Tonya Couch, the mother of “affluenza” teen Ethan Couch, is reportedly not feeling her jail conditions at all.

According to the Associated Press, Tonya Couch, who was arrested in Mexico after allegedly helping her son flee the country while he was on probation in a fatal drunken-driving case, has complained about the conditions of her Texas jail cell.

“She expressed a slight displeasure about her accommodations, and I told her this was a jail and not a resort,” Tarrant County Sheriff Dee Anderson said at a news conference, AP reports.

The Couches became infamous in 2013 after Ethan Couch, then 16, killed four people and paralyzed another while driving after a night of drinking with friends. Ethan Couch’s attorneys argued that he suffered from “affluenza,” a so-called affliction of massive wealth that made it impossible for him to understand limits. The judge sentenced Couch to 10 years’ probation.

In October 2015, video of Ethan Couch at a beer bong party surfaced online. If Couch drank during the party, he would have violated his probation.
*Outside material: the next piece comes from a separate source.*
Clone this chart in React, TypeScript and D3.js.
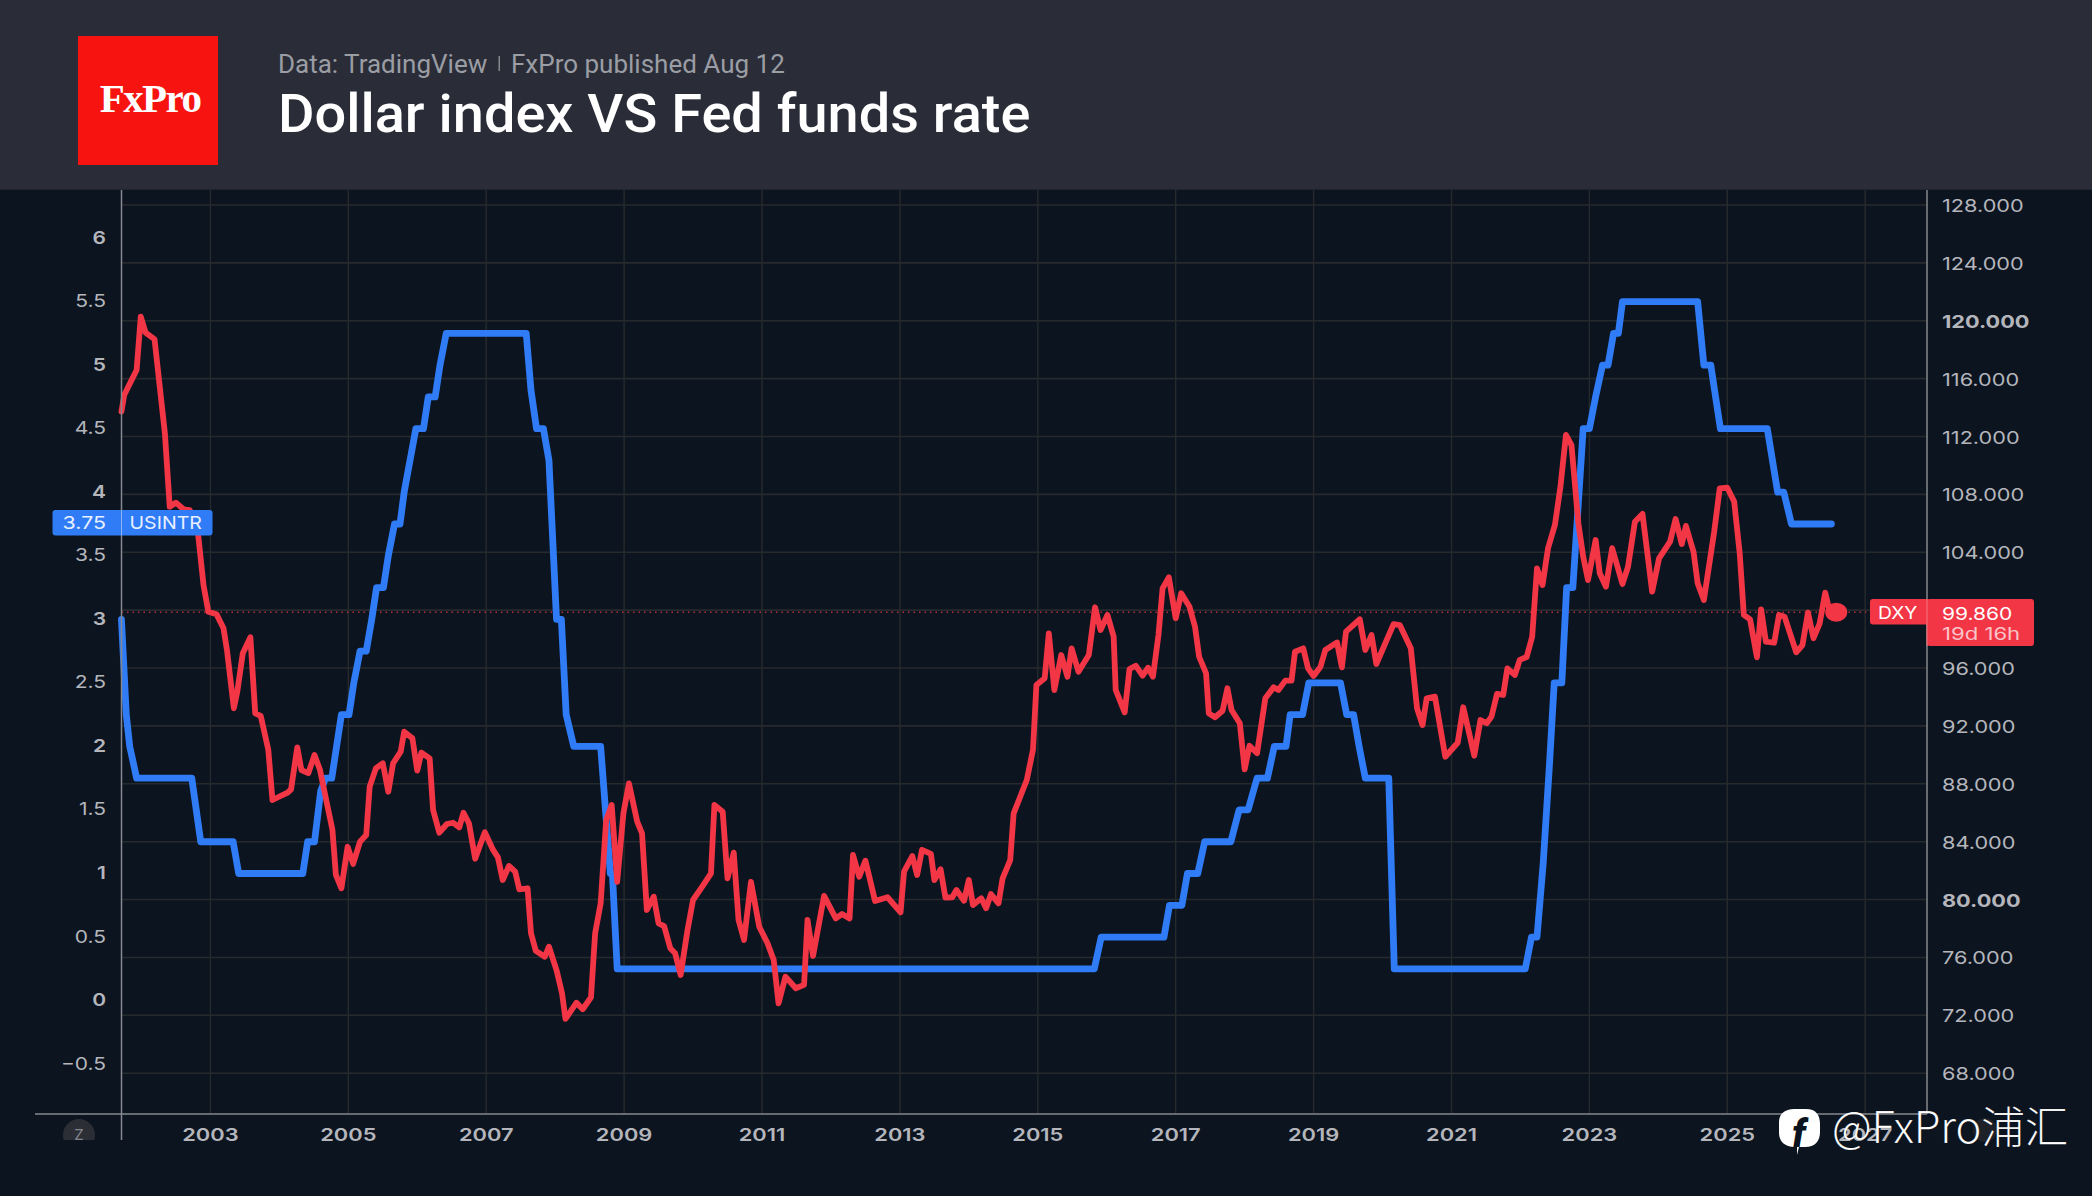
import React from "react";
import * as d3 from "d3";

const dxyDates = [2001.71,2001.75,2001.93,2001.99,2002.06,2002.19,2002.34,2002.41,2002.50,2002.61,2002.70,2002.82,2002.90,2002.97,2003.09,2003.19,2003.24,2003.34,2003.39,2003.47,2003.58,2003.65,2003.73,2003.84,2003.90,2003.98,2004.12,2004.17,2004.26,2004.32,2004.42,2004.51,2004.59,2004.71,2004.77,2004.82,2004.90,2004.99,2005.07,2005.17,2005.26,2005.31,2005.40,2005.50,2005.58,2005.65,2005.76,2005.81,2005.93,2006.00,2006.06,2006.18,2006.23,2006.32,2006.43,2006.52,2006.61,2006.67,2006.75,2006.84,2006.98,2007.10,2007.17,2007.24,2007.33,2007.42,2007.48,2007.60,2007.65,2007.72,2007.85,2007.91,2008.02,2008.10,2008.15,2008.31,2008.40,2008.52,2008.58,2008.66,2008.74,2008.82,2008.90,2008.99,2009.07,2009.19,2009.26,2009.33,2009.43,2009.50,2009.58,2009.67,2009.74,2009.82,2009.92,2010.00,2010.15,2010.26,2010.31,2010.43,2010.50,2010.59,2010.66,2010.74,2010.84,2010.96,2011.08,2011.17,2011.24,2011.34,2011.49,2011.61,2011.66,2011.74,2011.90,2012.07,2012.16,2012.27,2012.32,2012.41,2012.50,2012.64,2012.82,2013.01,2013.06,2013.18,2013.25,2013.32,2013.45,2013.50,2013.59,2013.66,2013.76,2013.82,2013.93,2014.00,2014.06,2014.18,2014.25,2014.32,2014.43,2014.49,2014.60,2014.65,2014.84,2014.93,2014.98,2015.10,2015.16,2015.24,2015.34,2015.43,2015.49,2015.59,2015.74,2015.83,2015.91,2016.01,2016.10,2016.13,2016.26,2016.33,2016.42,2016.52,2016.60,2016.67,2016.75,2016.81,2016.90,2017.00,2017.08,2017.20,2017.28,2017.34,2017.44,2017.48,2017.57,2017.68,2017.75,2017.81,2017.93,2018.00,2018.07,2018.18,2018.30,2018.42,2018.49,2018.59,2018.68,2018.73,2018.85,2018.92,2019.00,2019.10,2019.17,2019.34,2019.41,2019.47,2019.67,2019.75,2019.84,2019.91,2020.16,2020.25,2020.41,2020.50,2020.58,2020.64,2020.76,2020.91,2021.09,2021.17,2021.33,2021.42,2021.51,2021.58,2021.66,2021.75,2021.81,2021.92,2021.99,2022.09,2022.17,2022.24,2022.32,2022.40,2022.50,2022.58,2022.66,2022.74,2022.84,2022.91,2022.98,2023.09,2023.15,2023.24,2023.33,2023.48,2023.56,2023.66,2023.77,2023.91,2024.01,2024.17,2024.25,2024.34,2024.40,2024.51,2024.57,2024.66,2024.81,2024.89,2025.00,2025.10,2025.18,2025.24,2025.33,2025.43,2025.49,2025.56,2025.68,2025.75,2025.83,2026.00,2026.09,2026.17,2026.25,2026.34,2026.42,2026.49,2026.58];
const dxyValues = [113.72,114.87,116.60,120.28,119.18,118.72,112.22,107.15,107.43,106.97,106.92,105.33,101.74,99.89,99.71,98.75,97.25,93.22,94.37,97.02,98.13,92.87,92.69,90.34,86.88,87.07,87.39,87.62,90.52,88.95,88.73,89.99,88.95,86.19,84.81,81.70,80.78,83.65,82.46,84.00,84.46,87.80,89.07,89.42,87.45,89.42,90.22,91.60,91.14,88.91,90.15,89.76,86.19,84.62,85.22,85.31,84.99,86.00,85.27,82.82,84.65,83.43,82.92,81.35,82.32,81.93,80.71,80.78,77.67,76.45,76.05,76.74,75.13,73.52,71.75,72.87,72.42,73.25,77.67,79.74,85.50,86.54,81.23,85.96,88.03,85.38,84.58,79.28,80.20,78.36,78.17,76.63,76.29,74.79,77.90,79.97,81.01,81.81,86.54,86.07,81.47,83.24,78.59,77.21,81.23,78.12,76.98,75.82,72.83,74.67,73.87,74.10,78.59,76.10,80.25,78.70,79.00,78.70,83.08,81.58,82.69,79.90,80.16,79.12,81.93,83.01,81.70,83.43,83.15,81.35,82.09,80.13,80.16,80.66,79.92,81.35,79.62,80.09,79.40,80.38,79.74,81.47,82.73,85.96,88.26,90.34,94.83,95.29,98.40,94.48,96.90,95.40,97.36,95.75,96.90,100.20,98.63,99.67,98.17,94.48,92.94,95.93,96.16,95.47,96.02,95.40,98.28,101.51,102.27,99.44,101.17,100.24,98.86,96.78,95.64,92.87,92.60,93.05,94.60,93.10,92.18,89.00,90.63,90.11,93.91,94.67,94.48,95.13,95.13,97.13,97.36,95.98,95.45,96.09,97.25,97.77,96.05,98.51,99.37,97.25,98.28,96.28,99.04,98.97,97.36,93.22,92.06,93.91,94.02,89.87,90.84,93.29,89.94,92.41,92.18,92.64,94.21,94.14,95.98,95.52,96.56,96.76,98.17,102.89,101.74,104.28,105.89,108.53,112.11,111.41,106.00,103.70,102.08,104.85,102.55,101.62,104.28,101.81,103.00,106.11,106.65,101.28,103.58,104.73,106.30,104.57,105.82,104.04,101.86,100.70,105.42,108.42,108.46,107.50,103.93,99.67,99.37,96.74,100.06,97.82,97.75,99.67,99.55,97.09,97.59,99.83,98.06,99.09,101.21,99.83,99.86];

const rateDates = [2001.71,2001.78,2001.83,2001.93,2002.73,2002.86,2003.33,2003.41,2004.34,2004.41,2004.51,2004.60,2004.67,2004.76,2004.83,2004.90,2005.01,2005.08,2005.17,2005.26,2005.34,2005.41,2005.51,2005.58,2005.67,2005.75,2005.81,2005.98,2006.09,2006.16,2006.26,2006.33,2006.42,2007.58,2007.65,2007.73,2007.83,2007.91,2008.02,2008.09,2008.16,2008.27,2008.66,2008.80,2008.83,2008.90,2015.82,2015.92,2016.83,2016.91,2017.09,2017.17,2017.32,2017.42,2017.80,2017.92,2018.05,2018.18,2018.33,2018.43,2018.60,2018.66,2018.84,2018.93,2019.39,2019.48,2019.58,2019.66,2019.75,2020.09,2020.17,2022.07,2022.16,2022.24,2022.33,2022.42,2022.49,2022.60,2022.67,2022.76,2022.91,2023.00,2023.09,2023.19,2023.27,2023.35,2023.42,2023.48,2024.57,2024.66,2024.76,2024.90,2025.58,2025.73,2025.82,2025.93,2026.51];
const rateValues = [3,2.25,2,1.75,1.75,1.25,1.25,1,1,1.25,1.25,1.65,1.75,1.75,2,2.25,2.25,2.5,2.75,2.75,3,3.25,3.25,3.5,3.75,3.75,4,4.5,4.5,4.75,4.75,5,5.25,5.25,4.8,4.5,4.5,4.25,3,3,2.25,2,2,1,1,0.25,0.25,0.5,0.5,0.75,0.75,1,1,1.25,1.25,1.5,1.5,1.75,1.75,2,2,2.25,2.25,2.5,2.5,2.25,2.25,2,1.75,1.75,0.25,0.25,0.5,0.5,1.08,1.85,2.5,2.5,3.25,3.25,4.5,4.5,4.75,5,5,5.25,5.25,5.5,5.5,5,5,4.5,4.5,4,4,3.75,3.75];

const yearTicks = [2003,2005,2007,2009,2011,2013,2015,2017,2019,2021,2023,2025,2027];
const leftTicks = [6,5.5,5,4.5,4,3.5,3,2.5,2,1.5,1,0.5,0,-0.5];
const rightTicks = [128,124,120,116,112,108,104,100,96,92,88,84,80,76,72,68];
const boldRight = [120,80];
const lastRate = 3.75;
const lastDxy = 99.86;

const BG = "#0c1420";
const RED = "#f23645";
const BLUE = "#2f7cf6";
const GRID = "#272a2c";
const AXIS = "#85888e";
const LABEL = "#b4b6bc";
const FONT = "Inter, Roboto, sans-serif";

const x = d3.scaleLinear().domain([2003, 2025]).range([210.4, 1727.3]);
const yL = d3.scaleLinear().domain([0, 6]).range([1000.6, 238]);
const yR = d3.scaleLinear().domain([68, 128]).range([1073.2, 205]);

const plotL = 121.5, plotR = 1927, plotT = 190, plotB = 1114;

function Stretched({ px, py, sx = 1.2, children, ...rest }: any) {
  return <text transform={`translate(${px},${py}) scale(${sx},1)`} {...rest}>{children}</text>;
}

export default function App() {
  const dxyLine = d3.line<number>().x((_, i) => x(dxyDates[i])).y((d) => yR(d));
  const rateLine = d3.line<number>().x((_, i) => x(rateDates[i])).y((d) => yL(d));
  const endX = x(dxyDates[dxyDates.length - 1]);
  const lastY = yR(lastDxy);
  const rateY = yL(lastRate);
  return (
    <svg width={2092} height={1196} viewBox="0 0 2092 1196" style={{ position: "absolute", left: 0, top: 0, display: "block" }}>
      <rect width={2092} height={1196} fill={BG} />
      <rect width={2092} height={189} fill="#2a2d38" />
      <line x1={0} x2={2092} y1={189.5} y2={189.5} stroke="#20242e" />
      <rect x={78} y={36} width={140} height={129} fill="#f7130f" />
      <Stretched px={150} py={112} sx={1} textAnchor="middle" fontFamily="'Liberation Serif', serif" fontWeight={700} fontSize={41} letterSpacing={-1.6} fill="#fff">FxPro</Stretched>
      <text x={278} y={73} fontFamily="Roboto, sans-serif" fontSize={26} fill="#9b9da4">Data: TradingView</text>
      <rect x={498.5} y={56} width={1.5} height={15} fill="#85878e" />
      <text x={511} y={73} fontFamily="Roboto, sans-serif" fontSize={26} fill="#9b9da4">FxPro published Aug 12</text>
      <Stretched px={278} py={132} sx={1.055} fontFamily="Roboto, sans-serif" fontWeight={500} fontSize={53} fill="#ffffff">Dollar index VS Fed funds rate</Stretched>

      {rightTicks.map((t) => (
        <line key={t} x1={plotL} x2={plotR} y1={yR(t)} y2={yR(t)} stroke={GRID} strokeWidth={1.6} />
      ))}
      {yearTicks.map((t) => (
        <line key={t} x1={x(t)} x2={x(t)} y1={plotT} y2={plotB} stroke={GRID} strokeWidth={1.4} />
      ))}

      <line x1={plotL} x2={endX + 30} y1={lastY} y2={lastY} stroke={RED} strokeOpacity={0.75} strokeWidth={1.5} strokeDasharray="1.5 4" />

      <path d={rateLine(rateValues) ?? ""} fill="none" stroke={BLUE} strokeWidth={6.8} strokeLinejoin="round" strokeLinecap="round" />
      <path d={dxyLine(dxyValues) ?? ""} fill="none" stroke={RED} strokeWidth={5.8} strokeLinejoin="round" strokeLinecap="round" />
      <ellipse cx={endX} cy={lastY} rx={11} ry={9.5} fill={RED} />

      <line x1={plotL} x2={plotL} y1={plotT} y2={1140} stroke={AXIS} strokeWidth={1.5} />
      <line x1={plotR} x2={plotR} y1={plotT} y2={plotB} stroke={AXIS} strokeWidth={1.5} />
      <line x1={35} x2={plotR} y1={plotB} y2={plotB} stroke={AXIS} strokeWidth={1.5} />

      {leftTicks.map((t) => (
        <Stretched key={t} px={106} py={yL(t) + 5.5} textAnchor="end" fontFamily={FONT} fontSize={17.5}
          fontWeight={Number.isInteger(t) ? 600 : 400} fill={LABEL}>
          {t < 0 ? "\u2212" + Math.abs(t) : String(t)}
        </Stretched>
      ))}
      {rightTicks.filter((t) => t !== 100).map((t) => (
        <Stretched key={t} px={1942} py={yR(t) + 7} sx={1.24} fontFamily={FONT} fontSize={17.5}
          fontWeight={boldRight.includes(t) ? 700 : 400} fill={LABEL}>
          {t.toFixed(3)}
        </Stretched>
      ))}
      <g>
        {yearTicks.map((t) => (
          <Stretched key={t} px={x(t)} py={1141} sx={1.25} textAnchor="middle" fontFamily={FONT} fontSize={17.5} fontWeight={600} fill={LABEL}>
            {t}
          </Stretched>
        ))}
      </g>

      <clipPath id="zclip"><rect x={50} y={1110} width={60} height={30} /></clipPath>
      <circle cx={79} cy={1135} r={16} fill="#2b2f35" clipPath="url(#zclip)" />
      <text x={79} y={1140} textAnchor="middle" fontFamily={FONT} fontSize={15} fill="#83868c">Z</text>
      <circle cx={1985} cy={1130} r={12} fill="#1e2228" />

      <rect x={52.5} y={510} width={160} height={25.5} rx={3} fill={BLUE} />
      <line x1={plotL} x2={plotL} y1={510} y2={535.5} stroke="#8eb4ee" strokeWidth={1} />
      <Stretched px={106} py={rateY + 5.5} textAnchor="end" sx={1.22} fontFamily={FONT} fontSize={17.5} fill="#e8f0ff">{lastRate.toFixed(2)}</Stretched>
      <Stretched px={129.5} py={rateY + 5.5} sx={1.12} fontFamily={FONT} fontSize={17.5} fill="#e8f0ff">USINTR</Stretched>

      <rect x={1870} y={599} width={60} height={25.5} rx={3} fill={RED} />
      <rect x={1927} y={599} width={107} height={47} rx={3} fill={RED} />
      <line x1={plotR} x2={plotR} y1={599} y2={646} stroke="#f2747f" strokeWidth={1} />
      <Stretched px={1878} py={619} sx={1.1} fontFamily={FONT} fontSize={17.5} fill="#fff">DXY</Stretched>
      <Stretched px={1942} py={619.5} sx={1.2} fontFamily={FONT} fontSize={17.5} fill="#fff">{lastDxy.toFixed(3)}</Stretched>
      <Stretched px={1942} py={640} sx={1.3} fontFamily={FONT} fontSize={17} fill="#f9c4c9">19d 16h</Stretched>

      <path d="M1794 1109 H1806 C1816 1109 1820 1115 1820 1124 V1132 C1820 1141 1815 1147 1805 1147 H1799 L1797 1155 L1797 1147 C1786 1148 1779 1142 1779 1133 V1122 C1779 1114 1785 1109 1794 1109 Z" fill="#ffffff" />
      <text x={1799} y={1147} textAnchor="middle" fontFamily="Roboto, sans-serif" fontWeight={900} fontStyle="italic" fontSize={38} fill="#0c1420">f</text>
      <text x={1832} y={1143} fontFamily="'Noto Sans CJK SC', 'Noto Sans', sans-serif" fontWeight={300} fontSize={43.5} fill="#ffffff"
        stroke="#000" strokeOpacity={0.25} strokeWidth={0.4}>@FxPro浦汇</text>
    </svg>
  );
}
Couch missed a scheduled meeting with his probation officer in November, and when cops went to the address listed as Couch’s residence, they quickly found that the teen and his mother had fled.

According to CNN, before Tonya Couch and her son fled the U.S., “she withdrew $30,000 from her account and told her husband he’ll not see them again, an arrest affidavit stated.”

Tonya Couch and her son were captured in Mexico. Tonya Couch was extradited back to the U.S. and appeared in court Friday on a charge of hindering the apprehension of a felon. According to AP, “she did not enter a plea because her attorney was not present for the arraignment.”

Ethan Couch remains in Mexico at an immigration detention center in Mexico City fighting deportation. AP notes that Couch has won a delay in deportation and he could prolong his Mexico stay if a judge rules that sending the teen back to the U.S. violates his rights.